Often in the high-tech industry, users must dissect the language used to
describe a product before they can determine if they want the technology.
Aligning IT with business objectives to better manage application performance
is the latest trend for network management vendors. New products from vendors
such as BMC Software, Managed Objects and Micromuse claim to manage service
levels across multiple network elements, databases and servers to keep application
performance on track.
With all the talk of service levels, users could think new BIM tools might
just be old SLM products repackaged with a trendy new name. But industry watchers
say otherwise.
"BIM could be considered an evolution of sorts," says Glenn O'Donnell, research
director at Meta Group.
BIM tools are an extension of SLM software in that they look to ensure services
are delivered accurately and efficiently. The driving force behind the BIM
buzz, he adds, is the trend to focus on business objectives.
"The demand for these products exists right now because IT organizations
are more strongly being forced to demonstrate their value to the business,"
O'Donnell says. "These products can offer good visibility to help network
managers understand business-related issues."
And, a fundamental difference exists between SLM and BIM offerings.
"SLM is a verification that a service is delivered the way it's predefined
to be delivered, and that's typically very IT-oriented," says Jean-Pierre
Garbani, a research director with Giga Information Group. He says the rules
and thresholds written for SLM software use technology terms such as network
latency and server response time. Whereas BIM software requires IT staff to
configure the technology based on business objectives.
For example, if a top company executive wants the e-commerce
page to respond to an end-user request within 2 seconds, the network
staff has to determine how to configure all the devices and applications
that touch that business service to guarantee that response time.
Many tools of the past could guarantee servers stay available
99.99% of the time, but meeting one metric cannot guarantee a
Web page will deliver its content within 2 seconds.

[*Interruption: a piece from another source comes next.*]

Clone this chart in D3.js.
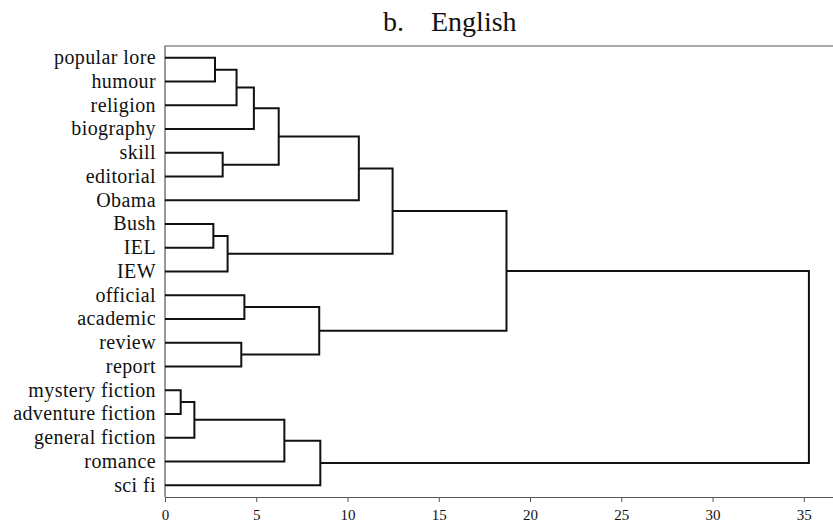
<!DOCTYPE html>
<html>
<head>
<meta charset="utf-8">
<script src="https://cdn.jsdelivr.net/npm/d3@7"></script>
<style>
  body { margin: 0; background: #fff; }
  text { font-family: "Liberation Serif", "DejaVu Serif", serif; fill: #111; }
</style>
</head>
<body>
<div id="chart"></div>
<script>
// leaves, top to bottom
const leaves = [
    "popular lore", "humour", "religion", "biography", "skill", "editorial", "Obama",
    "Bush", "IEL", "IEW", "official", "academic", "review", "report",
    "mystery fiction", "adventure fiction", "general fiction", "romance", "sci fi"
]
// linkage: cluster n = leaves.length + k for merge k
const mergeLeft   = [0, 19, 20, 4, 21, 23, 7, 25, 24, 10, 12, 28, 27, 14, 32, 33, 34, 31]
const mergeRight  = [1, 2, 3, 5, 22, 6, 8, 9, 26, 11, 13, 29, 30, 15, 16, 17, 18, 35]
const mergeHeight = [2.74, 3.92, 4.87, 3.16, 6.23, 10.62, 2.65, 3.43, 12.47, 4.35, 4.18, 8.45, 18.71, 0.86, 1.61, 6.54, 8.51, 35.28]
const xTicks = [0, 5, 10, 15, 20, 25, 30, 35]

const dimensions = {
    width: 833,
    height: 525,
    margin: { top: 46, right: 0, bottom: 28, left: 165 },
}

const svg = d3.select("#chart")
    .append("svg")
    .attr("width", dimensions.width)
    .attr("height", dimensions.height)

const xScale = d3.scaleLinear()
    .domain([0, 36.6])
    .range([dimensions.margin.left, dimensions.width])

const yScale = d3.scalePoint()
    .domain(leaves.map((d, i) => i))
    .range([dimensions.margin.top, dimensions.height - dimensions.margin.bottom])
    .padding(0.5)

// position of every node (leaves first, then clusters)
const nodeY = leaves.map((d, i) => yScale(i))
const nodeH = leaves.map(() => 0)
mergeHeight.forEach((h, k) => {
    nodeY.push((nodeY[mergeLeft[k]] + nodeY[mergeRight[k]]) / 2)
    nodeH.push(h)
})

// title
const title = svg.append("g").style("font-size", "28px")
title.append("text").attr("x", 383).attr("y", 31).text("b.")
title.append("text").attr("x", 431).attr("y", 31).text("English")

// frame
const bottomY = dimensions.height - dimensions.margin.bottom
svg.append("path")
    .attr("d", `M${dimensions.width},${dimensions.margin.top}H${dimensions.margin.left}V${bottomY}`)
    .attr("fill", "none")
    .attr("stroke", "#555")
    .attr("stroke-width", 1.2)

const xAxis = svg.append("g")
    .attr("transform", `translate(0, ${bottomY})`)
    .call(d3.axisBottom(xScale).tickValues(xTicks).tickSize(5).tickSizeOuter(0))
xAxis.select(".domain").attr("stroke", "#555").attr("stroke-width", 1.2)
xAxis.selectAll(".tick line").attr("stroke", "#555")
xAxis.selectAll(".tick text")
    .attr("y", 12)
    .style("font-family", "'Liberation Serif', serif")
    .style("font-size", "15px")
    .attr("fill", "#111")

// leaf labels
svg.append("g")
    .selectAll("text")
    .data(leaves)
    .join("text")
    .attr("x", dimensions.margin.left - 9)
    .attr("y", (d, i) => yScale(i))
    .attr("dy", "0.32em")
    .attr("text-anchor", "end")
    .style("font-size", "20px")
    .style("letter-spacing", "0.4px")
    .text(d => d)

// dendrogram links
svg.append("g")
    .selectAll("path")
    .data(mergeHeight)
    .join("path")
    .attr("d", (h, k) => {
        const a = mergeLeft[k], b = mergeRight[k]
        return `M${xScale(nodeH[a])},${nodeY[a]}H${xScale(h)}V${nodeY[b]}H${xScale(nodeH[b])}`
    })
    .attr("fill", "none")
    .attr("stroke", "#111")
    .attr("stroke-width", 2)
</script>
</body>
</html>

SLM software can track the availability of, say, a network switch, a Web
server, an application server and a database. But even if each element delivers
on its 99.99% availability, the network may not meet service-level agreements
(SLA) requiring 99.99% uptime. When users aggregate the performance data,
such as response time, availability and network latency, and add the metrics
from the four separate elements, the actual availability of all the components
working as one unit might fall below the SLA measure.
Today's BIM tools aim to aggregate the performance data in real time and
prevent service levels from dropping before end users can be affected. Many
of the new software offerings include modeling technology that lets network
managers group the network devices, application and Web servers, and databases
that a business service requires as one managed unit. The software can pinpoint
where in that unit a performance degradation has occurred and let network
managers know what users and business-critical processes will be affected.
"The industry is moving to a model of service assurance," Garbani says. "All
these disparate service levels must be aggregated in real time."